*What you need to do*. Copy from the first line below down to and including the line with "const sigF = [[1, 2, 24130, '*']];". Skip the pictures.

*Information shown*.
## START
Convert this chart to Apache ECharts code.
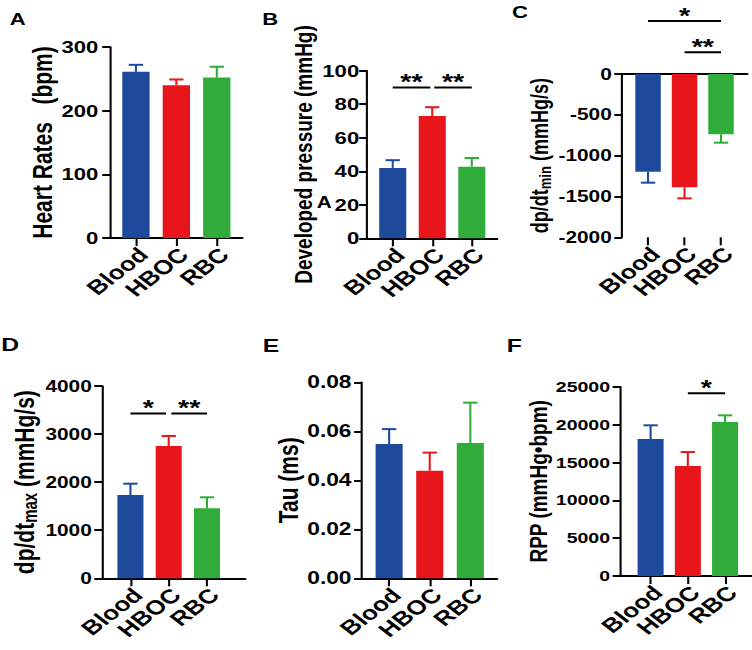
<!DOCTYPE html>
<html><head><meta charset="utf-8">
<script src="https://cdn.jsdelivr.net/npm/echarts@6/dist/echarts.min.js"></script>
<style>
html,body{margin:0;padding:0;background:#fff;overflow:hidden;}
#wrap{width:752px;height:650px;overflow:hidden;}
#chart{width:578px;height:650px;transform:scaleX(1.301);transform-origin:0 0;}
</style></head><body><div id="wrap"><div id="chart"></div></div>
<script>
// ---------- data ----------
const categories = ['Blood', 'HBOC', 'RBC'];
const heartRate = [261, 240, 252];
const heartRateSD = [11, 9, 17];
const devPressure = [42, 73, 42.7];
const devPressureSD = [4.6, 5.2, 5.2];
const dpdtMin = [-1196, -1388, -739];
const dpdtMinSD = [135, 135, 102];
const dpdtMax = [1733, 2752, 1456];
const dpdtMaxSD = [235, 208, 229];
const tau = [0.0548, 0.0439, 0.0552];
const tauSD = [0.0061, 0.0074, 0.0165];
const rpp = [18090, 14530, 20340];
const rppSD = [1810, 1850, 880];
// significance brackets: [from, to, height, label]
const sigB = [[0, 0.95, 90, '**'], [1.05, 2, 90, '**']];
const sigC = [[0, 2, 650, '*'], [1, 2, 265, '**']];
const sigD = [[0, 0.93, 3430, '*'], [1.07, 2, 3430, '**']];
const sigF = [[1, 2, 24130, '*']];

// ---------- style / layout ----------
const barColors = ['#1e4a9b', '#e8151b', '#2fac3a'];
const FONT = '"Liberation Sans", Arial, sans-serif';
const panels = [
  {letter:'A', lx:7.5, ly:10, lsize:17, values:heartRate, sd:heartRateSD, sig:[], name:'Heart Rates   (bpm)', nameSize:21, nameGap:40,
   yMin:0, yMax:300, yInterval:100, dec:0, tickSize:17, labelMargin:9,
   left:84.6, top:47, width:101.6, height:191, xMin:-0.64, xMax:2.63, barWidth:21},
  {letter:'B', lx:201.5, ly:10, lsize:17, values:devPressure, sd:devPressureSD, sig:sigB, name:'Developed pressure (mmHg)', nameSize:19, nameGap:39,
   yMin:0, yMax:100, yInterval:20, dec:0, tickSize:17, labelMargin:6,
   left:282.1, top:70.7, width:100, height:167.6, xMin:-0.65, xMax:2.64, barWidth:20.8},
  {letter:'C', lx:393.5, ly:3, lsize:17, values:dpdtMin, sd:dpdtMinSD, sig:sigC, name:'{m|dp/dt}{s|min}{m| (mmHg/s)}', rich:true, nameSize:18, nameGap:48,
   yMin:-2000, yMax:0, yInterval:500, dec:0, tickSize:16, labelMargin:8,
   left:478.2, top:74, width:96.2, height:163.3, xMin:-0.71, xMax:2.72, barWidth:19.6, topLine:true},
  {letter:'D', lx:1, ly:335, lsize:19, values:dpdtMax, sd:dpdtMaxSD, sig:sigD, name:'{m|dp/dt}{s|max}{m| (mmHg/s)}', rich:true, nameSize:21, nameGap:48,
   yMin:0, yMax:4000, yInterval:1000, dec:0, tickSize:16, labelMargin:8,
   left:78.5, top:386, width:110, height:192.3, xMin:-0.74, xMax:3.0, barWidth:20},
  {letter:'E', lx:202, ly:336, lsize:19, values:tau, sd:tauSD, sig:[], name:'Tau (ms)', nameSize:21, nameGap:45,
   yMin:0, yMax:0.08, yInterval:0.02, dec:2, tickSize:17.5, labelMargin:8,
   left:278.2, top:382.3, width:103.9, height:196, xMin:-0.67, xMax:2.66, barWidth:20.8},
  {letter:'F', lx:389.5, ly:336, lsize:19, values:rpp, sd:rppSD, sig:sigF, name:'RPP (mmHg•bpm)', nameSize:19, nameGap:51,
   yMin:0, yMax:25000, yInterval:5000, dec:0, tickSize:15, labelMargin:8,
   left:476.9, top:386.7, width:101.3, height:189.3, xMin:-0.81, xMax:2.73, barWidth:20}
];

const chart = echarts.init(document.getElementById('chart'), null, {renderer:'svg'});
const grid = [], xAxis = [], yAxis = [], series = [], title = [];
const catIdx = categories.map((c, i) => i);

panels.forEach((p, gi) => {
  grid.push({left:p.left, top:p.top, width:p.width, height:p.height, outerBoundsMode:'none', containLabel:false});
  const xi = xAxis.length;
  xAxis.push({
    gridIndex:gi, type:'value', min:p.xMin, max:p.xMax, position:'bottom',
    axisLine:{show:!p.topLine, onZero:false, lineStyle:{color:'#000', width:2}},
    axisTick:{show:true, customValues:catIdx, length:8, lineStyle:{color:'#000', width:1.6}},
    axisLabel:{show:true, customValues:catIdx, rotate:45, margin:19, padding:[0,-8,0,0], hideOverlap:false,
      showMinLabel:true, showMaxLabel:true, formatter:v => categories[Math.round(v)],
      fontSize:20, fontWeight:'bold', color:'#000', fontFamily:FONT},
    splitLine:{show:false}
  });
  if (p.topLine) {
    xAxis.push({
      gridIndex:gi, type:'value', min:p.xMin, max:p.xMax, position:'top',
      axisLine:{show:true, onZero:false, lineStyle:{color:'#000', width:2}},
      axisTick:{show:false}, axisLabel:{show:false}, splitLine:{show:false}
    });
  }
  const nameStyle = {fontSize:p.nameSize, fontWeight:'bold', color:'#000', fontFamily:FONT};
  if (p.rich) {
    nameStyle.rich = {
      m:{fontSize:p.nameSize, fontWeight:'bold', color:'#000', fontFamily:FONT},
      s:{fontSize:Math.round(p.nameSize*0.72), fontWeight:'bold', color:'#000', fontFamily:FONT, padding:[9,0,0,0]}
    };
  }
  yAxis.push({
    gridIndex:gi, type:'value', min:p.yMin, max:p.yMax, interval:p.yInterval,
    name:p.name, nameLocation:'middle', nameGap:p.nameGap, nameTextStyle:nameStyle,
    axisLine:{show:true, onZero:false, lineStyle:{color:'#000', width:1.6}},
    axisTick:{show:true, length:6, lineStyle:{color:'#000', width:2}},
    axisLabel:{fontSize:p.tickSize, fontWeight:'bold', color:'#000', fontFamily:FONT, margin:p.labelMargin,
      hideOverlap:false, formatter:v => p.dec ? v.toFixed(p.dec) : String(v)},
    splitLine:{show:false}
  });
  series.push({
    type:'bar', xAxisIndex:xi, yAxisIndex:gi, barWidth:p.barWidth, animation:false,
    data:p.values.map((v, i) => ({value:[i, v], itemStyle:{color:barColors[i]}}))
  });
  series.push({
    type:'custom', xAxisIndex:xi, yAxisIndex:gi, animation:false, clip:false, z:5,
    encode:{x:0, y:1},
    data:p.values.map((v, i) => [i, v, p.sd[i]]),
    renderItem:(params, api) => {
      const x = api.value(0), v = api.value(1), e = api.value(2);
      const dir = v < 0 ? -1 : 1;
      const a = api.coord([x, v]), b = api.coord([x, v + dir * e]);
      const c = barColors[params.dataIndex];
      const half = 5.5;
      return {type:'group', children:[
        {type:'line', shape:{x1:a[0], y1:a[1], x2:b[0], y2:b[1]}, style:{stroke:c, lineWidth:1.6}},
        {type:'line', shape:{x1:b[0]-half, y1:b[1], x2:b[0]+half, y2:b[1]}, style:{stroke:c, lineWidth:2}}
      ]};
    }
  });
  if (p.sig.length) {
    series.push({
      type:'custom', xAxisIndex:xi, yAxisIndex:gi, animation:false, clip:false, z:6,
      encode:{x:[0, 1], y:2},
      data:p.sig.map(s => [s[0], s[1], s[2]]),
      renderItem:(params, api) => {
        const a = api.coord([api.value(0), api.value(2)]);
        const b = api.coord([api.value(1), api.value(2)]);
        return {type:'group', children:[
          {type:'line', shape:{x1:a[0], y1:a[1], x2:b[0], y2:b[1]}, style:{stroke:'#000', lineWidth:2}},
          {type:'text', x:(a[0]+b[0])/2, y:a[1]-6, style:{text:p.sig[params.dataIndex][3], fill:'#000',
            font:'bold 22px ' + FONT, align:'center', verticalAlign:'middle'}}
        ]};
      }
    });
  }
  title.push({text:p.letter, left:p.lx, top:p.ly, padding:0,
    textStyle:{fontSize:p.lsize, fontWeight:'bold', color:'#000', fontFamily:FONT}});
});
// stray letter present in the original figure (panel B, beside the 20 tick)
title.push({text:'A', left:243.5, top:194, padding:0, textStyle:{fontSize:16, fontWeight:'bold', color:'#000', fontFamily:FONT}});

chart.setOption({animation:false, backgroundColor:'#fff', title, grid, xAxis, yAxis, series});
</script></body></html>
## END
*Answer for the task*.
Convert this chart to Apache ECharts code.
<!DOCTYPE html>
<html><head><meta charset="utf-8">
<script src="https://cdn.jsdelivr.net/npm/echarts@6/dist/echarts.min.js"></script>
<style>
html,body{margin:0;padding:0;background:#fff;overflow:hidden;}
#wrap{width:752px;height:650px;overflow:hidden;}
#chart{width:578px;height:650px;transform:scaleX(1.301);transform-origin:0 0;}
</style></head><body><div id="wrap"><div id="chart"></div></div>
<script>
// ---------- data ----------
const categories = ['Blood', 'HBOC', 'RBC'];
const heartRate = [261, 240, 252];
const heartRateSD = [11, 9, 17];
const devPressure = [42, 73, 42.7];
const devPressureSD = [4.6, 5.2, 5.2];
const dpdtMin = [-1196, -1388, -739];
const dpdtMinSD = [135, 135, 102];
const dpdtMax = [1733, 2752, 1456];
const dpdtMaxSD = [235, 208, 229];
const tau = [0.0548, 0.0439, 0.0552];
const tauSD = [0.0061, 0.0074, 0.0165];
const rpp = [18090, 14530, 20340];
const rppSD = [1810, 1850, 880];
// significance brackets: [from, to, height, label]
const sigB = [[0, 0.95, 90, '**'], [1.05, 2, 90, '**']];
const sigC = [[0, 2, 650, '*'], [1, 2, 265, '**']];
const sigD = [[0, 0.93, 3430, '*'], [1.07, 2, 3430, '**']];
const sigF = [[1, 2, 24130, '*']];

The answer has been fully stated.